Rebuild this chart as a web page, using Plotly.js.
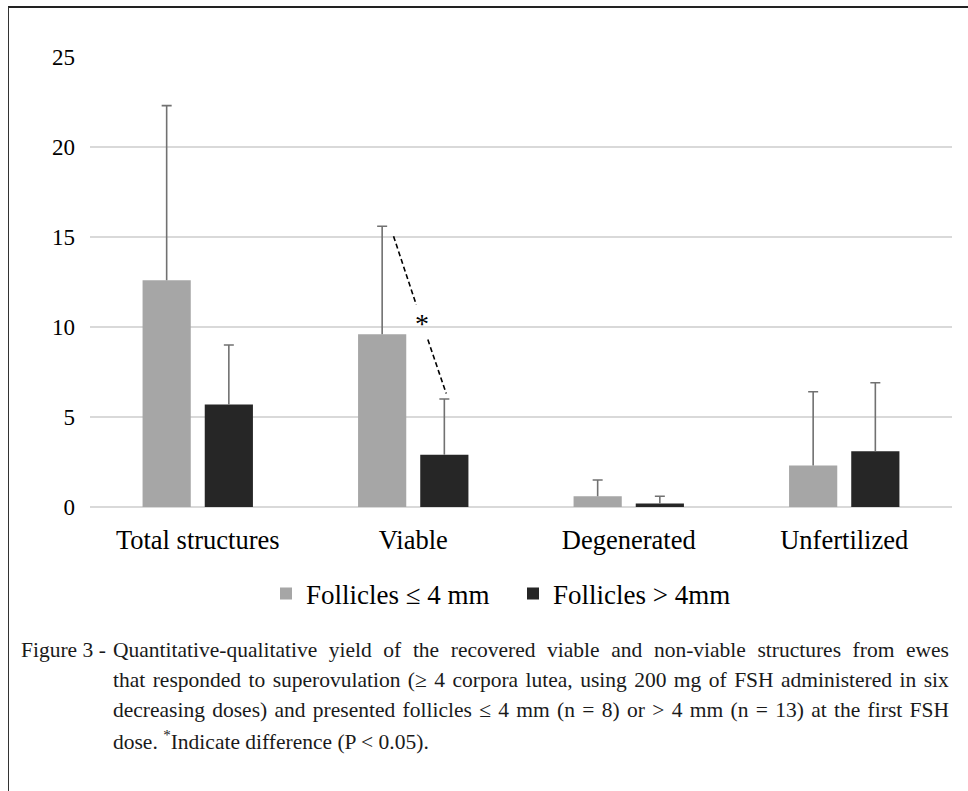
<!DOCTYPE html>
<html>
<head>
<meta charset="utf-8">
<script src="https://cdn.plot.ly/plotly-3.0.1.min.js"></script>
<style>
html,body{margin:0;padding:0;background:#fff;}
#wrap{position:relative;width:968px;height:791px;}
#chart{width:968px;height:791px;}
#frame{position:absolute;left:8px;top:6px;right:0;bottom:0;border-top:2px solid #222;border-left:1.5px solid #333;pointer-events:none;}
</style>
</head>
<body>
<div id="wrap">
<div id="chart"></div>
<div id="frame"></div>
</div>
<script>
const categories = ["Total structures", "Viable", "Degenerated", "Unfertilized"];
const seriesNames = ["Follicles \u2264 4 mm", "Follicles > 4mm"];
const smallMean = [12.6, 9.6, 0.6, 2.3];
const smallSD   = [9.7, 6.0, 0.9, 4.1];
const largeMean = [5.7, 2.9, 0.2, 3.1];
const largeSD   = [3.3, 3.1, 0.4, 3.8];
const yTicks = [0, 5, 10, 15, 20, 25];
const captionLabel = "Figure 3 -";
const captionLines = [
  "Quantitative-qualitative yield of the recovered viable and non-viable structures from ewes",
  "that responded to superovulation (\u2265 4 corpora lutea, using 200 mg of FSH administered in six",
  "decreasing doses) and presented follicles \u2264 4 mm (n = 8) or > 4 mm (n = 13) at the first FSH",
  "dose. <sup>*</sup>Indicate difference (P < 0.05)."
];

const W = 968, H = 791;
const L = 90, R = 16, T = 57, B = 284;
const pw = W - L - R, ph = H - T - B;
const px2x = px => (px - L) / pw;
const py2y = py => (H - B - py) / ph;

const serif = "Liberation Serif, Times New Roman, serif";

function barTrace(name, y, sd, color) {
  return {
    type: 'bar', name: name, x: categories, y: y,
    marker: {color: color, line: {width: 0}},
    error_y: {type: 'data', array: sd, arrayminus: sd.map(() => 0), symmetric: false,
              color: '#717171', thickness: 1.6, width: 5},
    hoverinfo: 'none'
  };
}

const data = [
  barTrace(seriesNames[0], smallMean, smallSD, '#a6a6a6'),
  barTrace(seriesNames[1], largeMean, largeSD, '#262626')
];

const capFont = {family: serif, size: 21.5, color: '#1a1a1a'};
const annotations = [
  {xref: 'x', yref: 'y', x: 1.042, y: 10.2, text: '*', showarrow: false,
   font: {family: serif, size: 28, color: '#000'}, xanchor: 'center', yanchor: 'middle'},
  {xref: 'paper', yref: 'paper', x: px2x(19), y: py2y(650), xanchor: 'left', yanchor: 'middle',
   text: captionLabel, showarrow: false, font: capFont}
];
const capY = [650, 680, 710, 740];
captionLines.forEach((t, i) => {
  annotations.push({xref: 'paper', yref: 'paper', x: px2x(111), y: py2y(capY[i]),
    xanchor: 'left', yanchor: 'middle', text: t, showarrow: false, align: 'left', font: capFont});
});

const shapes = [
  {type: 'line', xref: 'x', yref: 'y', x0: 0.9086, y0: 15.04, x1: 1.0139, y1: 11.24,
   line: {color: '#000', width: 1.6, dash: '5px,3px'}},
  {type: 'line', xref: 'x', yref: 'y', x0: 1.0677, y0: 9.30, x1: 1.1531, y1: 6.30,
   line: {color: '#000', width: 1.6, dash: '5px,3px'}}
];

const layout = {
  width: W, height: H,
  margin: {l: L, r: R, t: T, b: B, pad: 0},
  paper_bgcolor: '#fff', plot_bgcolor: '#fff',
  font: {family: serif, color: '#000'},
  barmode: 'group', bargap: 0.423, bargroupgap: 0.225,
  showlegend: true,
  legend: {orientation: 'h', x: px2x(513), xanchor: 'center', y: py2y(594), yanchor: 'middle',
           font: {family: serif, size: 27, color: '#000'}, entrywidth: 202, entrywidthmode: 'pixels',
           tracegroupgap: 0},
  xaxis: {type: 'category', showgrid: false, zeroline: false, showline: false, ticks: '',
          tickfont: {family: serif, size: 26.5, color: '#000'}, ticklabelstandoff: 14, fixedrange: true},
  yaxis: {range: [0, 25], tickvals: yTicks, ticktext: yTicks.map(String), showgrid: true,
          gridcolor: '#d9d9d9', gridwidth: 1.3, zeroline: true, zerolinecolor: '#d9d9d9', zerolinewidth: 1.5,
          showline: false, ticks: '', tickfont: {family: serif, size: 23, color: '#000'},
          ticklabelstandoff: 14, fixedrange: true},
  annotations: annotations,
  shapes: shapes
};

Plotly.newPlot('chart', data, layout, {displayModeBar: false, staticPlot: true}).then(gd => {
  // drop the lower cap of one-sided error bars (hidden under bar top in the original)
  gd.querySelectorAll('g.errorbar path').forEach(p => {
    const d = p.getAttribute('d') || '';
    p.setAttribute('d', d.replace(/m-[\d.]+,0h[\d.]+\s*$/, ''));
  });
  // justify the first three caption lines to the right margin
  const texts = gd.querySelectorAll('.annotation text.annotation-text');
  const rightEdge = 949;
  texts.forEach((t, i) => {
    if (i < 2 || i > 4) return;
    const r = t.getBoundingClientRect();
    const spaces = (t.textContent.match(/ /g) || []).length;
    if (spaces > 0 && r.right < rightEdge) {
      t.style.wordSpacing = ((rightEdge - r.right) / spaces) + 'px';
    }
  });
});
</script>
</body>
</html>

◆ GIVEN REQUEST
Quote the listing above in full, except for the pictures.

◆ OUTPUT OF THE TASK
Rebuild this chart as a web page, using Plotly.js.
<!DOCTYPE html>
<html>
<head>
<meta charset="utf-8">
<script src="https://cdn.plot.ly/plotly-3.0.1.min.js"></script>
<style>
html,body{margin:0;padding:0;background:#fff;}
#wrap{position:relative;width:968px;height:791px;}
#chart{width:968px;height:791px;}
#frame{position:absolute;left:8px;top:6px;right:0;bottom:0;border-top:2px solid #222;border-left:1.5px solid #333;pointer-events:none;}
</style>
</head>
<body>
<div id="wrap">
<div id="chart"></div>
<div id="frame"></div>
</div>
<script>
const categories = ["Total structures", "Viable", "Degenerated", "Unfertilized"];
const seriesNames = ["Follicles \u2264 4 mm", "Follicles > 4mm"];
const smallMean = [12.6, 9.6, 0.6, 2.3];
const smallSD   = [9.7, 6.0, 0.9, 4.1];
const largeMean = [5.7, 2.9, 0.2, 3.1];
const largeSD   = [3.3, 3.1, 0.4, 3.8];
const yTicks = [0, 5, 10, 15, 20, 25];
const captionLabel = "Figure 3 -";
const captionLines = [
  "Quantitative-qualitative yield of the recovered viable and non-viable structures from ewes",
  "that responded to superovulation (\u2265 4 corpora lutea, using 200 mg of FSH administered in six",
  "decreasing doses) and presented follicles \u2264 4 mm (n = 8) or > 4 mm (n = 13) at the first FSH",
  "dose. <sup>*</sup>Indicate difference (P < 0.05)."
];

const W = 968, H = 791;
const L = 90, R = 16, T = 57, B = 284;
const pw = W - L - R, ph = H - T - B;
const px2x = px => (px - L) / pw;
const py2y = py => (H - B - py) / ph;

const serif = "Liberation Serif, Times New Roman, serif";

function barTrace(name, y, sd, color) {
  return {
    type: 'bar', name: name, x: categories, y: y,
    marker: {color: color, line: {width: 0}},
    error_y: {type: 'data', array: sd, arrayminus: sd.map(() => 0), symmetric: false,
              color: '#717171', thickness: 1.6, width: 5},
    hoverinfo: 'none'
  };
}

const data = [
  barTrace(seriesNames[0], smallMean, smallSD, '#a6a6a6'),
  barTrace(seriesNames[1], largeMean, largeSD, '#262626')
];

const capFont = {family: serif, size: 21.5, color: '#1a1a1a'};
const annotations = [
  {xref: 'x', yref: 'y', x: 1.042, y: 10.2, text: '*', showarrow: false,
   font: {family: serif, size: 28, color: '#000'}, xanchor: 'center', yanchor: 'middle'},
  {xref: 'paper', yref: 'paper', x: px2x(19), y: py2y(650), xanchor: 'left', yanchor: 'middle',
   text: captionLabel, showarrow: false, font: capFont}
];
const capY = [650, 680, 710, 740];
captionLines.forEach((t, i) => {
  annotations.push({xref: 'paper', yref: 'paper', x: px2x(111), y: py2y(capY[i]),
    xanchor: 'left', yanchor: 'middle', text: t, showarrow: false, align: 'left', font: capFont});
});

const shapes = [
  {type: 'line', xref: 'x', yref: 'y', x0: 0.9086, y0: 15.04, x1: 1.0139, y1: 11.24,
   line: {color: '#000', width: 1.6, dash: '5px,3px'}},
  {type: 'line', xref: 'x', yref: 'y', x0: 1.0677, y0: 9.30, x1: 1.1531, y1: 6.30,
   line: {color: '#000', width: 1.6, dash: '5px,3px'}}
];

const layout = {
  width: W, height: H,
  margin: {l: L, r: R, t: T, b: B, pad: 0},
  paper_bgcolor: '#fff', plot_bgcolor: '#fff',
  font: {family: serif, color: '#000'},
  barmode: 'group', bargap: 0.423, bargroupgap: 0.225,
  showlegend: true,
  legend: {orientation: 'h', x: px2x(513), xanchor: 'center', y: py2y(594), yanchor: 'middle',
           font: {family: serif, size: 27, color: '#000'}, entrywidth: 202, entrywidthmode: 'pixels',
           tracegroupgap: 0},
  xaxis: {type: 'category', showgrid: false, zeroline: false, showline: false, ticks: '',
          tickfont: {family: serif, size: 26.5, color: '#000'}, ticklabelstandoff: 14, fixedrange: true},
  yaxis: {range: [0, 25], tickvals: yTicks, ticktext: yTicks.map(String), showgrid: true,
          gridcolor: '#d9d9d9', gridwidth: 1.3, zeroline: true, zerolinecolor: '#d9d9d9', zerolinewidth: 1.5,
          showline: false, ticks: '', tickfont: {family: serif, size: 23, color: '#000'},
          ticklabelstandoff: 14, fixedrange: true},
  annotations: annotations,
  shapes: shapes
};

Plotly.newPlot('chart', data, layout, {displayModeBar: false, staticPlot: true}).then(gd => {
  // drop the lower cap of one-sided error bars (hidden under bar top in the original)
  gd.querySelectorAll('g.errorbar path').forEach(p => {
    const d = p.getAttribute('d') || '';
    p.setAttribute('d', d.replace(/m-[\d.]+,0h[\d.]+\s*$/, ''));
  });
  // justify the first three caption lines to the right margin
  const texts = gd.querySelectorAll('.annotation text.annotation-text');
  const rightEdge = 949;
  texts.forEach((t, i) => {
    if (i < 2 || i > 4) return;
    const r = t.getBoundingClientRect();
    const spaces = (t.textContent.match(/ /g) || []).length;
    if (spaces > 0 && r.right < rightEdge) {
      t.style.wordSpacing = ((rightEdge - r.right) / spaces) + 'px';
    }
  });
});
</script>
</body>
</html>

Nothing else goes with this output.